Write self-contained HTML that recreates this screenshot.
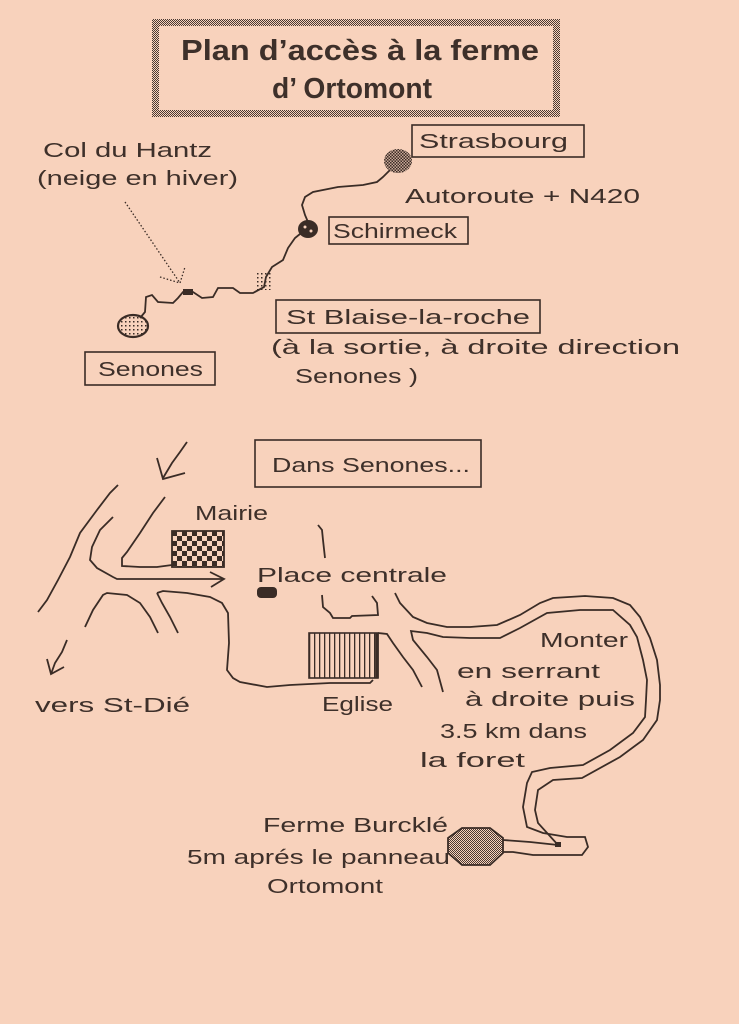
<!DOCTYPE html>
<html>
<head>
<meta charset="utf-8">
<style>
  html,body{margin:0;padding:0;background:#f8d2bc;}
  svg{display:block;}
  text{font-family:"Liberation Sans",sans-serif;fill:#3e302a;}
</style>
</head>
<body>
<svg width="739" height="1024" viewBox="0 0 739 1024" xmlns="http://www.w3.org/2000/svg">
  <defs>
    <pattern id="chk1" width="2" height="2" patternUnits="userSpaceOnUse">
      <rect x="0" y="0" width="1" height="1" fill="#4a3a33"/>
      <rect x="1" y="1" width="1" height="1" fill="#4a3a33"/>
    </pattern>
    <pattern id="chk5" x="172" y="531" width="10" height="10" patternUnits="userSpaceOnUse">
      <rect x="0" y="0" width="5" height="5" fill="#3a2c26"/>
      <rect x="5" y="5" width="5" height="5" fill="#3a2c26"/>
    </pattern>
    <pattern id="chk3" width="3" height="3" patternUnits="userSpaceOnUse">
      <rect x="0" y="0" width="1.5" height="1.5" fill="#3a2c26"/>
      <rect x="1.5" y="1.5" width="1.5" height="1.5" fill="#3a2c26"/>
    </pattern>
    <pattern id="dots" width="4" height="4" patternUnits="userSpaceOnUse">
      <rect x="1" y="1" width="1.5" height="1.5" fill="#3a2c26"/>
    </pattern>
    <pattern id="stripes" x="309" y="633" width="5" height="10" patternUnits="userSpaceOnUse">
      <rect x="0" y="0" width="1.3" height="10" fill="#3a2c26"/>
    </pattern>
  </defs>

  <rect width="739" height="1024" fill="#f8d2bc"/>

  <!-- Title -->
  <rect x="155.5" y="22.5" width="401" height="91" fill="none" stroke="url(#chk1)" stroke-width="7"/>
  <text x="181" y="60" font-size="29" font-weight="bold" textLength="358" lengthAdjust="spacingAndGlyphs">Plan d’accès à la ferme</text>
  <text x="272" y="98" font-size="29" font-weight="bold" textLength="160" lengthAdjust="spacingAndGlyphs">d’ Ortomont</text>

  <g fill="none" stroke="#3a2c26" stroke-width="1.6">
    <!-- boxes -->
    <rect x="412" y="125" width="172" height="32"/>
    <rect x="329" y="217" width="139" height="27"/>
    <rect x="276" y="300" width="264" height="33"/>
    <rect x="85" y="352" width="130" height="33"/>
    <rect x="255" y="440" width="226" height="47"/>
  </g>

  <!-- Top labels -->
  <g font-size="20">
    <text x="43" y="157" textLength="169" lengthAdjust="spacingAndGlyphs">Col du Hantz</text>
    <text x="37" y="185" textLength="201" lengthAdjust="spacingAndGlyphs">(neige en hiver)</text>
    <text x="419" y="148" textLength="149" lengthAdjust="spacingAndGlyphs">Strasbourg</text>
    <text x="405" y="203" textLength="235" lengthAdjust="spacingAndGlyphs">Autoroute + N420</text>
    <text x="333" y="238" textLength="124" lengthAdjust="spacingAndGlyphs">Schirmeck</text>
    <text x="286" y="324" textLength="244" lengthAdjust="spacingAndGlyphs">St Blaise-la-roche</text>
    <text x="271" y="354" textLength="409" lengthAdjust="spacingAndGlyphs">(à la sortie, à droite direction</text>
    <text x="295" y="383" textLength="123" lengthAdjust="spacingAndGlyphs">Senones )</text>
    <text x="98" y="376" textLength="105" lengthAdjust="spacingAndGlyphs">Senones</text>
    <text x="272" y="472" textLength="198" lengthAdjust="spacingAndGlyphs">Dans Senones...</text>
  </g>

  <!-- Top road -->
  <polyline fill="none" stroke="#3a2c26" stroke-width="1.8" points="390,170 383,177 377,182 363,185 338,187 313,192 305,197 302,205 305,215 308,222"/>
  <polyline fill="none" stroke="#3a2c26" stroke-width="1.8" points="300,234 295,238 288,248 283,260 272,267 266,277 264,287 253,293 240,293 233,288 218,288 213,297 202,298 193,292 183,292 178,298 173,303 158,302 152,295 146,297 145,312 140,318"/>
  <rect x="183" y="289" width="10" height="6" fill="#3a2c26"/>
  <!-- Strasbourg blob -->
  <ellipse cx="398" cy="161" rx="14" ry="12" fill="url(#chk3)"/>
  <ellipse cx="398" cy="161" rx="14" ry="12" fill="#3a2c26" opacity="0.25"/>
  <!-- Schirmeck dot -->
  <ellipse cx="308" cy="229" rx="10" ry="9" fill="#3a2c26"/>
  <circle cx="305" cy="227" r="1.5" fill="#f8d2bc"/>
  <circle cx="311" cy="231" r="1.5" fill="#f8d2bc"/>
  <!-- St Blaise dotted patch -->
  <rect x="256" y="272" width="16" height="18" fill="url(#dots)"/>
  <!-- Senones blob -->
  <ellipse cx="133" cy="326" rx="15" ry="11" fill="url(#dots)" stroke="#3a2c26" stroke-width="2.2"/>
  <!-- dotted arrow -->
  <g fill="none" stroke="#3a2c26" stroke-width="1.3" stroke-dasharray="1.5 2">
    <line x1="125" y1="202" x2="180" y2="283"/>
    <polyline points="160,277 180,283 185,267"/>
  </g>

  <!-- Bottom map lines -->
  <g fill="none" stroke="#3a2c26" stroke-width="1.8" stroke-linejoin="miter">
    <!-- top arrow -->
    <polyline points="187,442 180,452 172,463 163,478"/>
    <polyline points="157,458 163,479 185,473"/>
    <!-- line A -->
    <polyline points="118,485 110,493 97,510 80,533 70,557 58,580 47,600 38,612"/>
    <!-- line B with arrow -->
    <polyline points="113,517 100,530 92,547 90,560 97,568 113,577 117,579 224,579"/>
    <polyline points="210,572 224,579 211,587"/>
    <!-- line C -->
    <polyline points="165,497 153,513 140,533 127,552 122,558 122,566 140,567 157,567 172,565"/>
    <!-- line D -->
    <polyline points="85,627 93,610 103,595 107,593 127,595 140,603 150,617 158,633"/>
    <!-- line E down branch -->
    <polyline points="157,593 162,603 170,617 178,633"/>
    <!-- line E road -->
    <polyline points="157,593 163,591 187,593 210,597 222,603 228,613 229,643 227,670 233,678 240,682 267,687 290,685 330,683 370,683 373,680"/>
    <!-- down-left arrow -->
    <polyline points="67,640 62,652 55,663 51,674"/>
    <polyline points="47,659 51,674 64,667"/>
    <!-- bracket F -->
    <polyline points="318,525 322,530 323,540 325,558"/>
    <!-- bracket G -->
    <polyline points="322,595 323,607 330,613 333,618 350,618 352,616 378,615 377,603 372,596"/>
    <!-- line H -->
    <polyline points="378,633 387,634 393,643 403,657 413,670 422,687"/>
    <!-- big loop outer -->
    <polyline points="395,593 400,603 413,617 427,623 447,627 470,627 497,625 520,615 540,603 553,598 585,596 613,598 630,605 640,617 650,638 657,660 660,685 660,700 657,720 643,740 620,757 582,778 553,780 538,790 535,810 538,823 558,845"/>
    <!-- big loop inner -->
    <polyline points="443,692 437,670 427,657 413,640 411,631 427,633 443,637 470,638 500,638 520,628 547,613 580,610 613,610 630,625 637,637 643,660 647,680 646,700 645,717 633,733 610,750 583,765 550,768 532,772 527,783 523,807 527,827 543,833 567,837 585,837 588,847 582,855 533,855 513,852 503,852"/>
    <!-- back line from arrow end -->
    <polyline points="558,845 530,842 503,840"/>
  </g>
  <rect x="555" y="842" width="6" height="5" fill="#3a2c26"/>

  <!-- Mairie -->
  <rect x="172" y="531" width="52" height="36" fill="url(#chk5)" stroke="#3a2c26" stroke-width="1.8"/>
  <!-- Place dot -->
  <rect x="257" y="587" width="20" height="11" rx="4" fill="#3a2c26"/>
  <!-- Eglise -->
  <rect x="309" y="633" width="69" height="45" fill="url(#stripes)" stroke="#3a2c26" stroke-width="1.6"/>
  <line x1="377" y1="633" x2="377" y2="678" stroke="#3a2c26" stroke-width="3.5"/>
  <!-- Farm blob -->
  <polygon points="462,828 490,828 503,838 503,853 490,865 462,865 448,853 448,838" fill="url(#chk1)" stroke="#3a2c26" stroke-width="1.8"/>

  <!-- Bottom labels -->
  <g font-size="20">
    <text x="195" y="520" textLength="73" lengthAdjust="spacingAndGlyphs">Mairie</text>
    <text x="257" y="582" textLength="190" lengthAdjust="spacingAndGlyphs">Place centrale</text>
    <text x="322" y="711" textLength="71" lengthAdjust="spacingAndGlyphs">Eglise</text>
    <text x="35" y="712" textLength="155" lengthAdjust="spacingAndGlyphs">vers St-Dié</text>
    <text x="540" y="647" textLength="88" lengthAdjust="spacingAndGlyphs">Monter</text>
    <text x="457" y="678" textLength="143" lengthAdjust="spacingAndGlyphs">en serrant</text>
    <text x="465" y="706" textLength="170" lengthAdjust="spacingAndGlyphs">à droite puis</text>
    <text x="440" y="738" textLength="147" lengthAdjust="spacingAndGlyphs">3.5 km dans</text>
    <text x="420" y="767" textLength="105" lengthAdjust="spacingAndGlyphs">la foret</text>
    <text x="263" y="832" textLength="185" lengthAdjust="spacingAndGlyphs">Ferme Burcklé</text>
    <text x="187" y="864" textLength="263" lengthAdjust="spacingAndGlyphs">5m aprés le panneau</text>
    <text x="267" y="893" textLength="116" lengthAdjust="spacingAndGlyphs">Ortomont</text>
  </g>
</svg>
</body>
</html>
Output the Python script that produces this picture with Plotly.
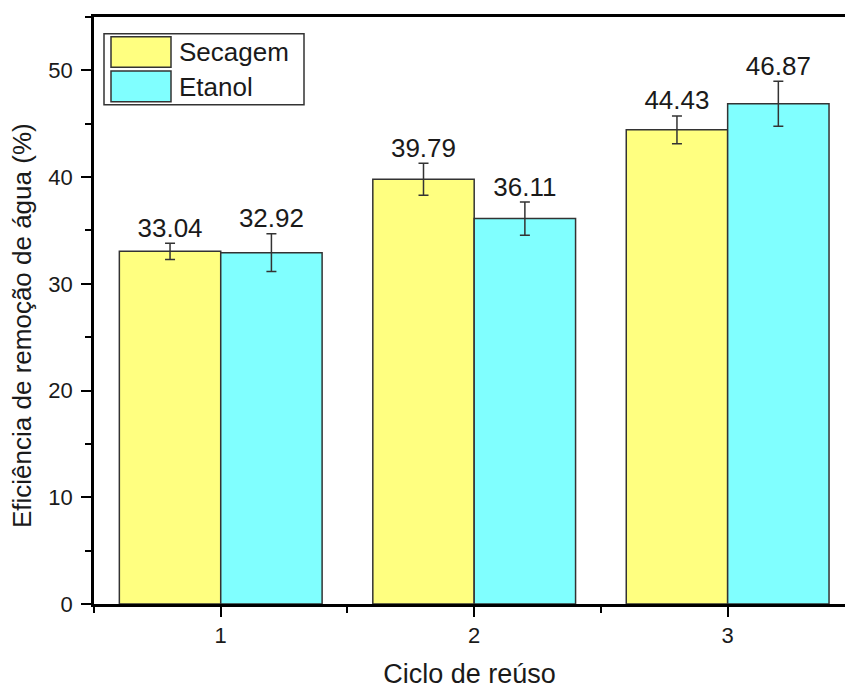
import plotly.graph_objects as go

# ---- data ----
cycles = [1, 2, 3]
secagem = [33.04, 39.79, 44.43]
secagem_err = [0.75, 1.5, 1.3]
etanol = [32.92, 36.11, 46.87]
etanol_err = [1.77, 1.55, 2.1]
series_names = ["Secagem", "Etanol"]
y_ticks = [0, 10, 20, 30, 40, 50]

# ---- style ----
W, H = 845, 689
L, R, T, B = 94, 0, 17, 85
YELLOW = "#FFFF80"
CYAN = "#80FFFF"
EDGE = "#333333"
FONT = "Liberation Sans, Arial, sans-serif"
TXT = "#1a1a1a"
BAR_OFF = 0.2  # half of the 0.4-wide bar within a group

fig = go.Figure()
for name, vals, errs, col in [
    (series_names[0], secagem, secagem_err, YELLOW),
    (series_names[1], etanol, etanol_err, CYAN),
]:
    fig.add_trace(go.Bar(
        x=cycles, y=vals, name=name,
        marker=dict(color=col, line=dict(color=EDGE, width=1.5)),
        error_y=dict(type="data", array=errs, visible=True,
                     color=EDGE, thickness=1.5, width=5),
        showlegend=False,
    ))

# value labels above the error bars
for vals, errs, off in [(secagem, secagem_err, -BAR_OFF), (etanol, etanol_err, BAR_OFF)]:
    fig.add_trace(go.Scatter(
        x=[c + off for c in cycles],
        y=[v + e for v, e in zip(vals, errs)],
        mode="text",
        text=[f"{v:.2f}" for v in vals],
        textposition="top center",
        textfont=dict(family=FONT, size=26, color=TXT),
        showlegend=False, hoverinfo="skip",
    ))

pw, ph = W - L - R, H - T - B
def px(x):
    return (x - L) / pw
def py(y):
    return (H - B - y) / ph

shapes = [
    dict(type="rect", xref="paper", yref="paper",
         x0=px(104), x1=px(304), y0=py(104.7), y1=py(33.7),
         line=dict(color=EDGE, width=1.5), fillcolor="white"),
    dict(type="rect", xref="paper", yref="paper",
         x0=px(111), x1=px(171), y0=py(67.3), y1=py(36.7),
         line=dict(color=EDGE, width=1.5), fillcolor=YELLOW),
    dict(type="rect", xref="paper", yref="paper",
         x0=px(111), x1=px(171), y0=py(101.7), y1=py(71),
         line=dict(color=EDGE, width=1.5), fillcolor=CYAN),
]
annotations = [
    dict(xref="paper", yref="paper", x=px(177), y=py(52), text=series_names[0],
         showarrow=False, xanchor="left", yanchor="middle",
         font=dict(family=FONT, size=26, color=TXT)),
    dict(xref="paper", yref="paper", x=px(177), y=py(86.5), text=series_names[1],
         showarrow=False, xanchor="left", yanchor="middle",
         font=dict(family=FONT, size=26, color=TXT)),
    dict(xref="paper", yref="paper", x=px(22), y=py(326), text="Eficiência de remoção de água (%)",
         showarrow=False, xanchor="center", yanchor="middle", textangle=-90,
         font=dict(family=FONT, size=26, color=TXT)),
]

fig.update_layout(
    width=W, height=H,
    margin=dict(l=L, r=R, t=T, b=B),
    paper_bgcolor="white", plot_bgcolor="white",
    barmode="group", bargap=0.2, bargroupgap=0,
    shapes=shapes, annotations=annotations,
    font=dict(family=FONT, color=TXT),
    xaxis=dict(
        range=[0.5, 0.5 + 2.963], tickvals=cycles, ticktext=[str(c) for c in cycles],
        showgrid=False, zeroline=False,
        showline=True, linecolor="black", linewidth=2.5, mirror=True,
        ticks="outside", ticklen=10, tickwidth=2, tickcolor="black",
        tickfont=dict(family=FONT, size=22, color=TXT),
        minor=dict(tick0=0.5, dtick=1, ticks="outside", ticklen=6, tickwidth=2, tickcolor="black"),
        title=dict(text="Ciclo de reúso", font=dict(family=FONT, size=27, color=TXT), standoff=22),
    ),
    yaxis=dict(
        range=[0, 55], tickvals=y_ticks,
        showgrid=False, zeroline=False,
        showline=True, linecolor="black", linewidth=2.5, mirror=False,
        ticks="outside", ticklen=10, tickwidth=2, tickcolor="black",
        tickfont=dict(family=FONT, size=22, color=TXT),
        ticklabelstandoff=4,
        minor=dict(dtick=5, ticks="outside", ticklen=6, tickwidth=2, tickcolor="black"),
    ),
)

fig.write_html("out.html", config={"displayModeBar": False},
               post_script="document.body.style.margin='0';document.body.style.overflow='hidden';")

**WHAT TO DO:**
Reproduce exactly the run of lines beginning with the one that contains "Output the Python" and ending with the one that contains "return (H - B - y) / ph". Do not include pictures.

**CORRECT RESULT:**
Output the Python script that produces this picture with Plotly.
import plotly.graph_objects as go

# ---- data ----
cycles = [1, 2, 3]
secagem = [33.04, 39.79, 44.43]
secagem_err = [0.75, 1.5, 1.3]
etanol = [32.92, 36.11, 46.87]
etanol_err = [1.77, 1.55, 2.1]
series_names = ["Secagem", "Etanol"]
y_ticks = [0, 10, 20, 30, 40, 50]

# ---- style ----
W, H = 845, 689
L, R, T, B = 94, 0, 17, 85
YELLOW = "#FFFF80"
CYAN = "#80FFFF"
EDGE = "#333333"
FONT = "Liberation Sans, Arial, sans-serif"
TXT = "#1a1a1a"
BAR_OFF = 0.2  # half of the 0.4-wide bar within a group

fig = go.Figure()
for name, vals, errs, col in [
    (series_names[0], secagem, secagem_err, YELLOW),
    (series_names[1], etanol, etanol_err, CYAN),
]:
    fig.add_trace(go.Bar(
        x=cycles, y=vals, name=name,
        marker=dict(color=col, line=dict(color=EDGE, width=1.5)),
        error_y=dict(type="data", array=errs, visible=True,
                     color=EDGE, thickness=1.5, width=5),
        showlegend=False,
    ))

# value labels above the error bars
for vals, errs, off in [(secagem, secagem_err, -BAR_OFF), (etanol, etanol_err, BAR_OFF)]:
    fig.add_trace(go.Scatter(
        x=[c + off for c in cycles],
        y=[v + e for v, e in zip(vals, errs)],
        mode="text",
        text=[f"{v:.2f}" for v in vals],
        textposition="top center",
        textfont=dict(family=FONT, size=26, color=TXT),
        showlegend=False, hoverinfo="skip",
    ))

pw, ph = W - L - R, H - T - B
def px(x):
    return (x - L) / pw
def py(y):
    return (H - B - y) / ph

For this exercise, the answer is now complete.